Egyptian junta proclaims a military dictatorship

By Johannes Stern
19 June 2012

With the issuance of a constitutional decree Sunday night, the Egyptian Supreme Council of the Armed Forces (SCAF) finalized the coup it staged last Thursday and proclaimed a military dictatorship.

Only two days before the run-off of the Egyptian presidential election, the US-backed junta had dissolved the Islamist-dominated parliament and the constitutent assembly, which had been tasked with the drafting of a new constitution.

With the constitutional decree, an amendment to the military-authored constitutional declaration issued March 30, 2011, SCAF is asserting full control over political life in Egypt.

Article 56 of the decree hands over all budgetary and legislative powers to the junta until a new parliament is elected. Article 60 B allows the generals to decide the composition of the constituent assembly and control the drafting of a new constitution.

Article 53 further expands the economic and political influence of the military. It codifies that SCAF stands above the law and enshrines the military's control over any future government, including the president.

It specifies that “the incumbent SCAF members are responsible for deciding on all issues related to the armed forces, including appointing its leaders and extending the terms in office of the aforesaid leaders. The current head of the SCAF is to act as commander-in-chief of the armed forces and minister of defense until a new constitution is drafted.”

Article 53/1 states that “the president can declare war only after the approval of SCAF.”

Under these conditions, the results of the run-off of the presidential election between Ahmed Shafiq, the last prime minister under ousted President Hosni Mubarak, and Mohamed Mursi, the Islamist candidate of the Muslim Brotherhood (MB), have little significance. The future president will be nothing more than a figurehead of SCAF.

The decree was announced only 20 minutes after the polling stations closed on Sunday. The elections--held at gunpoint, with military helicopters circling over the polling stations--were marked by fraud and numerous violations. On Monday, both campaigns declared their candidate the winner with 52 percent of the vote.

Al-Ahram Online and most other Egyptian media outlets reported that Mursi was in the lead.
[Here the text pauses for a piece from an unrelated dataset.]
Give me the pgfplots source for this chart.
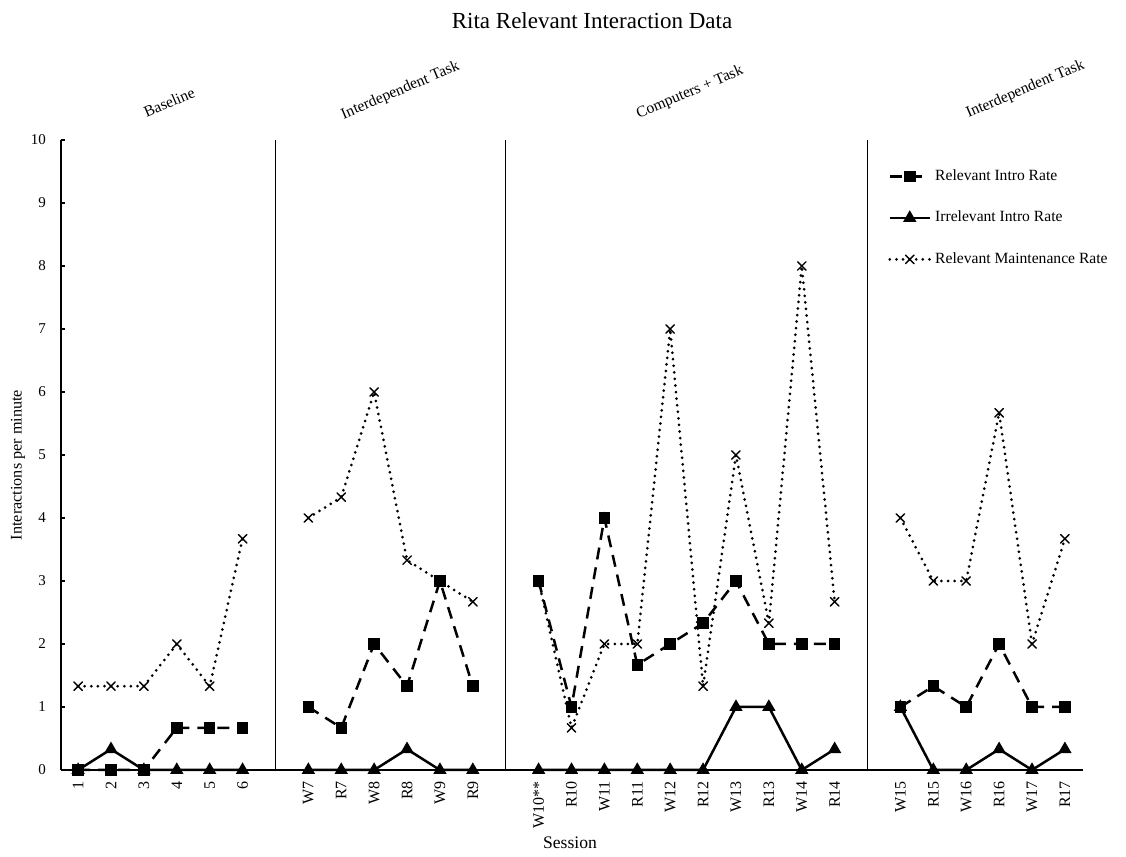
\documentclass[border=0pt]{standalone}
\usepackage{fontspec}
\setmainfont{Liberation Serif}
\usepackage{pgfplots}
\pgfplotsset{compat=1.18}
\usepackage{pgfplotstable}

\pgfplotstableread{
x relint irrint relmaint
0 0 0 1.33
1 0 0.33 1.33
2 0 0 1.33
3 0.67 0 2
4 0.67 0 1.33
5 0.67 0 3.67
6 nan nan nan
7 1 0 4
8 0.67 0 4.33
9 2 0 6
10 1.33 0.33 3.33
11 3 0 3
12 1.33 0 2.67
13 nan nan nan
14 3 0 3
15 1 0 0.67
16 4 0 2
17 1.67 0 2
18 2 0 7
19 2.33 0 1.33
20 3 1 5
21 2 1 2.33
22 2 0 8
23 2 0.33 2.67
24 nan nan nan
25 1 1 4
26 1.33 0 3
27 1 0 3
28 2 0.33 5.67
29 1 0 2
30 1 0.33 3.67
}\datatable

\begin{document}
\begin{tikzpicture}
\path[use as bounding box] (0,0) rectangle (563pt,428.5pt);
\begin{axis}[
  at={(30.5pt,43.5pt)}, anchor=south west,
  scale only axis, width=511pt, height=315pt,
  xmin=-0.52, xmax=30.55, ymin=0, ymax=10,
  axis x line=bottom, axis y line=left,
  axis line style={-, line width=0.75pt},
  clip=false,
  unbounded coords=jump,
  ytick={0,1,...,10},
  ytick pos=left,
  tick align=inside,
  major tick length=2pt,
  tick style={black, line width=0.6pt},
  xtick={0,1,2,3,4,5,7,8,9,10,11,12,14,15,16,17,18,19,20,21,22,23,25,26,27,28,29,30},
  xticklabels={1,2,3,4,5,6,W7,R7,W8,R8,W9,R9,W10**,R10,W11,R11,W12,R12,W13,R13,W14,R14,W15,R15,W16,R16,W17,R17},
  x tick style={draw=none},
  xticklabel style={rotate=90, anchor=east, font=\fontsize{8}{9}\selectfont, xshift=-2pt},
  yticklabel style={font=\fontsize{7.5}{9}\selectfont, xshift=-4pt},
  /pgf/number format/assume math mode=true,
  legend style={draw=none, fill=none, at={(axis cs:24.62,9.6)}, anchor=north west,
    font=\fontsize{7.8}{9}\selectfont, row sep=9.8pt, inner sep=0pt},
  legend cell align=left,
  legend image code/.code={\draw[mark repeat=2,mark phase=2] plot coordinates {(0cm,0cm) (0.35cm,0cm) (0.7cm,0cm)};},
]
\draw[line width=0.75pt] (axis cs:6,0) -- (axis cs:6,10);
\draw[line width=0.75pt] (axis cs:13,0) -- (axis cs:13,10);
\draw[line width=0.75pt] (axis cs:24,0) -- (axis cs:24,10);

\addplot[black, line width=1.25pt, dash pattern=on 6pt off 4pt,
  mark=square*, mark size=2.25pt, mark options={solid}] table[x=x,y=relint] {\datatable};
\addlegendentry{Relevant Intro Rate}
\addplot[black, line width=1.25pt, mark=triangle*, mark size=2.6pt, mark options={solid}]
  table[x=x,y=irrint] {\datatable};
\addlegendentry{Irrelevant Intro Rate}
\addplot[black, line width=1.5pt, line cap=round, dash pattern=on 0pt off 3.3pt,
  mark=x, mark size=3pt, mark options={solid, line width=0.7pt}] table[x=x,y=relmaint] {\datatable};
\addlegendentry{Relevant Maintenance Rate}

\node[rotate=23, font=\fontsize{7.8}{9}\selectfont] at (axis cs:2.77,10.6) {Baseline};
\node[rotate=23, font=\fontsize{7.8}{9}\selectfont] at (axis cs:9.8,10.78) {Interdependent Task};
\node[rotate=23, font=\fontsize{7.8}{9}\selectfont] at (axis cs:18.6,10.75) {Computers + Task};
\node[rotate=23, font=\fontsize{7.8}{9}\selectfont] at (axis cs:28.8,10.8) {Interdependent Task};
\end{axis}
\node[font=\fontsize{11.5}{13}\selectfont] at (296pt,418pt) {Rita Relevant Interaction Data};
\node[rotate=90, font=\fontsize{8.1}{9}\selectfont] at (9pt,196pt) {Interactions per minute};
\node[font=\fontsize{8.8}{10}\selectfont] at (285pt,7pt) {Session};
\end{tikzpicture}
\end{document}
Official results are to be announced on Thursday.

Workers and youth reacted with a mass abstention to the first presidential election since the revolutionary ouster of longtime dictator Mubarak. Both candidates are right-wing representatives of the Egyptian ruling elite, deeply hostile to the revolution and widely despised in the working class.

The orchestrated election, the military coup and the constitutional amendments have exposed the “democratic transition” promoted by the Egyptian ruling elite and its imperialist allies in the US and Europe as a cynical fraud. These developments have also exposed the political bankruptcy of all the official political forces in Egypt--Islamist, liberal, and petty-bourgeois “left”--who declared that democracy could be established under the junta's heel.

It was never the junta's aim to organize a “democratic transition,” but rather to protect the power and wealth of the Egyptian ruling elite, beginning with the social privileges of the generals. From the day of the revolutionary ouster of US-stooge Mubarak, it was the single-minded goal of SCAF to defend the Egyptian bourgeois state and imperialist domination of Egypt and the entire region against the threat posed by the mass strikes and protests of the working class.

With the coup and the constitutional amendments, the generals are seeking to intimidate and suppress any renewed struggle of the working class, the main force behind the Egyptian revolution.

Article 53b of the decree allows the army to intervene to crush any mass protests that challenge the authority of the generals: “If the country faces internal unrest which requires the intervention of the armed forces, the president can issue a decision to commission the armed forces--with the approval of SCAF--to maintain security and defend public properties.”

One day before the coup, SCAF issued a decree allowing military and police forces to arrest anyone who is “harmful to the government” or who “destroys property,” “resists orders” or “obstructs traffic.”

US imperialism, the main backer and sponsor of the military junta, is clearly behind the establishment of open military rule in Egypt. AFP reported that US Secretary of Defense Leon Panetta called Field Marshal Mohamed Hussein Tantawi, the leader of SCAF, one day after the coup.

According to a Pentagon statement, Panetta called “to discuss current events in Egypt” and emphasized the need to “move forward expeditiously with Egypt's political transition, including conducting new legislative elections as soon as possible.”

Tantawi in turn “reiterated” the commitment of the junta “to hold free and fair presidential elections as scheduled and to transfer power to a democratically elected government by July 1.” According to the statement, both “agreed on the importance of the US-Egyptian strategic relationship,” and Panetta stated that “he looks forward to working with Egypt's newly elected government to advance our mutual interests.”

On Monday, Pentagon spokesmen George Little told reporters the US was “deeply concerned about new amendments to the constitutional declaration, including the timing of their announcement as polls were closing for the presidential election.”

Little's comments are a cynical evasion. Panetta's talk with Tantawi one day after the coup makes clear that the US is backing SCAF's counterrevolutionary offensive as firmly as it backed the Mubarak regime in the initial days of the revolution, when it cracked down on mass working class protests with deadly violence.